Julia Jarrell, RDN, LD

August is Kids Eat Right Month, but how do you help your kids “eat right?” With all the conflicting information on social media, it can be complicated to sort through it all. Luckily, sometimes the simplest answer is best! Follow these three tips to make sure your kids are on the right track to lead healthy, happy lives.
1. Provide a unified message. Most schools teach USDA’s MyPlate, which is a simple way to make a healthy meal every time you make a plate. Reiteration is the key here and since children are being taught MyPlate at school, imagine how much more effective and impactful it will be if they hear the same message at home. Bonus! MyPlate is a great tool for adults to use, also! Find out more at ChooseMyPlate.gov.

2. Be a role model. You must model the behaviors you expect your children to exhibit. Trying new foods and making healthy choices are learned behaviors. Additionally, it is important to avoid discussing negative food preferences because that can influence your kids to not try new healthy foods. Children should not be taught there a good foods versus bad foods, as this can lead to an unhealthy relationship with food. Rather, using terms like “sometimes foods” and “everyday foods” may help your kids understand how to make the best choices. When you are demonstrating healthy choices in your life, keep the discussion positive so that your kids will, also.

3. Offer Guidance. Advocating for balance, variety and moderation will instill better life long habits than focusing on diets and calories. Balance the “everyday foods” with the “sometimes foods” chosen on occasion. Eat a variety of foods to receive all nutrients. This includes fruits/vegetables (eat as many colors as possible), protein sources (fish, chicken, beef, nuts and seeds) and fat sources (fish, nuts, oils and avocados)! And finally, moderation- are you promoting your kids to eat appropriate amounts of all foods? Even healthy foods can be overdone.
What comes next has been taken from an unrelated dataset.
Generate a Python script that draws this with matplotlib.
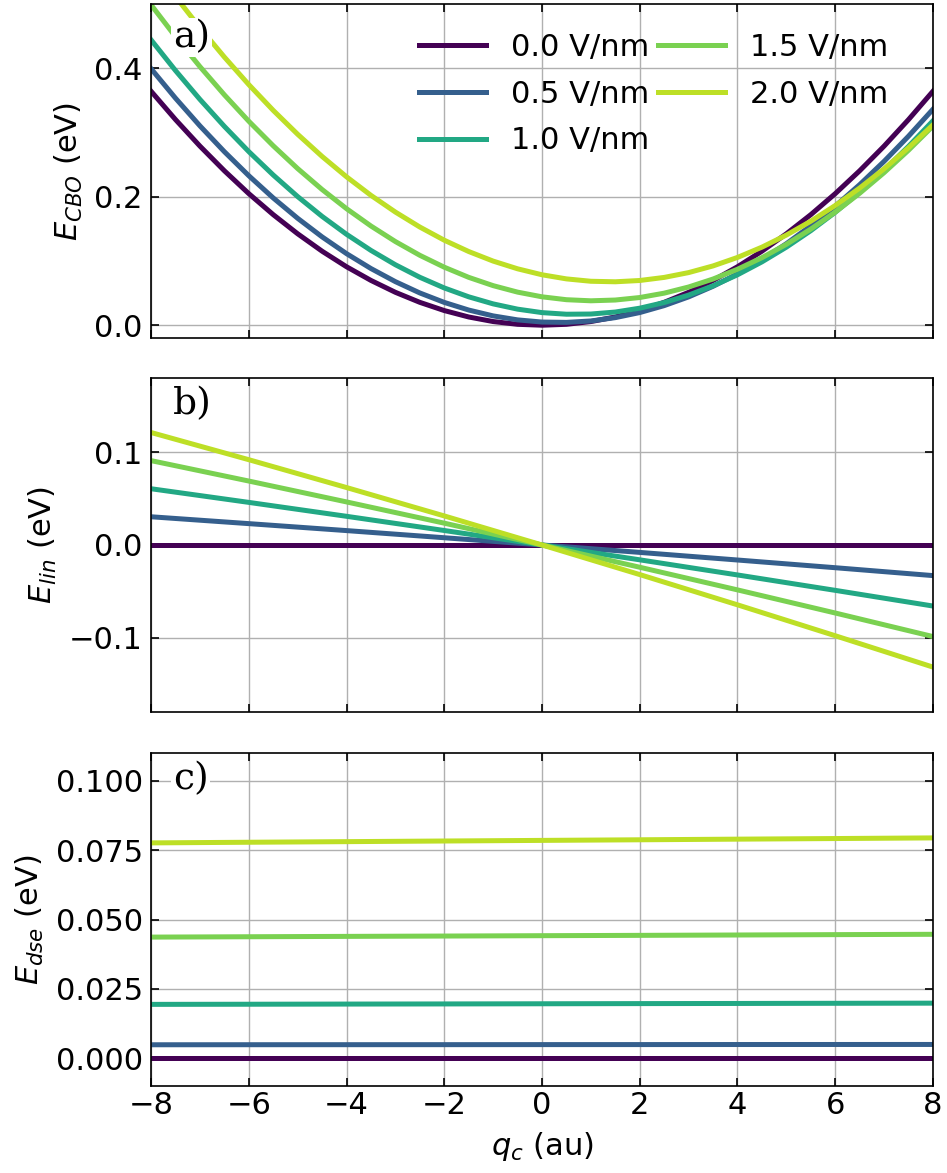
import numpy as np
import matplotlib
matplotlib.use("Agg")
import matplotlib.pyplot as plt

# field strengths and colours (viridis picks)
fields = [0.0, 0.5, 1.0, 1.5, 2.0]
colors = ["#440154", "#355f8d", "#22a884", "#7ad151", "#bddf26"]

# a) E_CBO, read every 0.5 au
q_fine = np.arange(-8, 8.01, 0.5)
e_cbo = [
    [0.3642, 0.3201, 0.2788, 0.2404, 0.2048, 0.1721, 0.1423, 0.1152, 0.0910,
     0.0697, 0.0512, 0.0356, 0.0228, 0.0128, 0.0057, 0.0014, 0.0,
     0.0014, 0.0057, 0.0128, 0.0228, 0.0356, 0.0512, 0.0697, 0.0910,
     0.1152, 0.1423, 0.1721, 0.2048, 0.2404, 0.2788, 0.3201, 0.3642],
    [0.3993, 0.3534, 0.3103, 0.2701, 0.2327, 0.1981, 0.1664, 0.1375, 0.1114,
     0.0882, 0.0678, 0.0502, 0.0355, 0.0236, 0.0145, 0.0083, 0.0049,
     0.0044, 0.0066, 0.0118, 0.0197, 0.0305, 0.0441, 0.0606, 0.0799,
     0.1020, 0.1269, 0.1547, 0.1854, 0.2188, 0.2551, 0.2943, 0.3362],
    [0.4442, 0.3964, 0.3515, 0.3095, 0.2702, 0.2338, 0.2002, 0.1694, 0.1415,
     0.1164, 0.0941, 0.0746, 0.0580, 0.0442, 0.0332, 0.0250, 0.0196,
     0.0171, 0.0174, 0.0205, 0.0265, 0.0353, 0.0469, 0.0613, 0.0785,
     0.0986, 0.1215, 0.1472, 0.1758, 0.2071, 0.2413, 0.2784, 0.3182],
    [0.4987, 0.4492, 0.4025, 0.3586, 0.3175, 0.2793, 0.2438, 0.2112, 0.1814,
     0.1544, 0.1302, 0.1088, 0.0903, 0.0745, 0.0616, 0.0515, 0.0442,
     0.0397, 0.0380, 0.0392, 0.0431, 0.0499, 0.0595, 0.0719, 0.0871,
     0.1051, 0.1259, 0.1496, 0.1761, 0.2054, 0.2375, 0.2724, 0.3101],
    [0.5629, 0.5116, 0.4631, 0.4174, 0.3745, 0.3344, 0.2972, 0.2627, 0.2310,
     0.2021, 0.1761, 0.1528, 0.1323, 0.1147, 0.0998, 0.0878, 0.0785,
     0.0721, 0.0684, 0.0676, 0.0696, 0.0744, 0.0819, 0.0923, 0.1055,
     0.1215, 0.1403, 0.1619, 0.1863, 0.2135, 0.2435, 0.2763, 0.3119],
]

# b) and c), read every 2 au
q = np.arange(-8, 9, 2)
e_lin = [
    [0.0, 0.0, 0.0, 0.0, 0.0, 0.0, 0.0, 0.0, 0.0],
    [0.0304, 0.0230, 0.0155, 0.0078, 0.0, -0.0080, -0.0162, -0.0245, -0.0330],
    [0.0606, 0.0459, 0.0309, 0.0156, 0.0, -0.0160, -0.0323, -0.0489, -0.0658],
    [0.0909, 0.0689, 0.0464, 0.0235, 0.0, -0.0240, -0.0484, -0.0733, -0.0987],
    [0.1212, 0.0919, 0.0619, 0.0313, 0.0, -0.0319, -0.0645, -0.0978, -0.1316],
]
e_dse = [
    [0.0, 0.0, 0.0, 0.0, 0.0, 0.0, 0.0, 0.0, 0.0],
    [0.00485, 0.00487, 0.00488, 0.00489, 0.00491, 0.00492, 0.00494, 0.00495, 0.00496],
    [0.01941, 0.01946, 0.01952, 0.01957, 0.01963, 0.01969, 0.01974, 0.01980, 0.01985],
    [0.04366, 0.04379, 0.04392, 0.04404, 0.04417, 0.04429, 0.04442, 0.04455, 0.04467],
    [0.07762, 0.07785, 0.07807, 0.07830, 0.07852, 0.07874, 0.07897, 0.07919, 0.07942],
]

plt.rcParams["font.size"] = 22
plt.rcParams["axes.linewidth"] = 1.2
plt.rcParams["axes.labelpad"] = 7

fig = plt.figure(figsize=(9.47, 11.73), dpi=100)
left, width = 0.1595, 0.8257
ax1 = fig.add_axes([left, 0.7118, width, 0.2848])
ax2 = fig.add_axes([left, 0.3930, width, 0.2848], sharex=ax1)
ax3 = fig.add_axes([left, 0.0742, width, 0.2838], sharex=ax1)

lw = 3.6
for i, F in enumerate(fields):
    ax1.plot(q_fine, e_cbo[i], color=colors[i], lw=lw, label=f"{F:.1f} V/nm")
    ax2.plot(q, e_lin[i], color=colors[i], lw=lw)
    ax3.plot(q, e_dse[i], color=colors[i], lw=lw)

ax1.set_ylim(-0.02, 0.5)
ax1.set_yticks([0.0, 0.2, 0.4])
ax2.set_ylim(-0.18, 0.18)
ax2.set_yticks([-0.1, 0.0, 0.1])
ax3.set_ylim(-0.01, 0.11)
ax3.set_yticks([0.0, 0.025, 0.05, 0.075, 0.1])
ax3.set_xlim(-8, 8)
ax3.set_xticks(range(-8, 9, 2))

ax1.set_ylabel("$E_{CBO}$ (eV)")
ax2.set_ylabel("$E_{lin}$ (eV)")
ax3.set_ylabel("$E_{dse}$ (eV)")
ax3.set_xlabel("$q_c$ (au)")

for ax, lab, ytop in zip([ax1, ax2, ax3], ["a)", "b)", "c)"], [0.955, 0.975, 0.975]):
    ax.grid(True, color="#b0b0b0", lw=1.0)
    ax.set_axisbelow(True)
    ax.tick_params(direction="in", top=True, right=True, length=6, width=1.2)
    ax.tick_params(axis="y", pad=6)
    ax.text(0.028, ytop, lab, transform=ax.transAxes, family="DejaVu Serif",
            fontsize=27, va="top", ha="left",
            bbox=dict(facecolor="white", edgecolor="none", pad=1))
    if ax is not ax3:
        plt.setp(ax.get_xticklabels(), visible=False)

ax1.legend(ncol=2, frameon=False, loc="upper right", bbox_to_anchor=(0.958, 0.95),
           borderaxespad=0, handlelength=2.2, columnspacing=0.3,
           labelspacing=0.58)

plt.savefig("out.png", dpi=100)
Eating right is only half of the puzzle. Children should aim for 60 minutes of physical activity every day. Just like with food, consider trying new physical activity like gardening. Gardening can be a great way to increase exposure and acceptability to fruits and vegetables!
Teaching children about nutrition does not have to be complicated. With a little help from MyPlate and a focus on guiding your kids, you will direct them on a path to make “eating right” easy!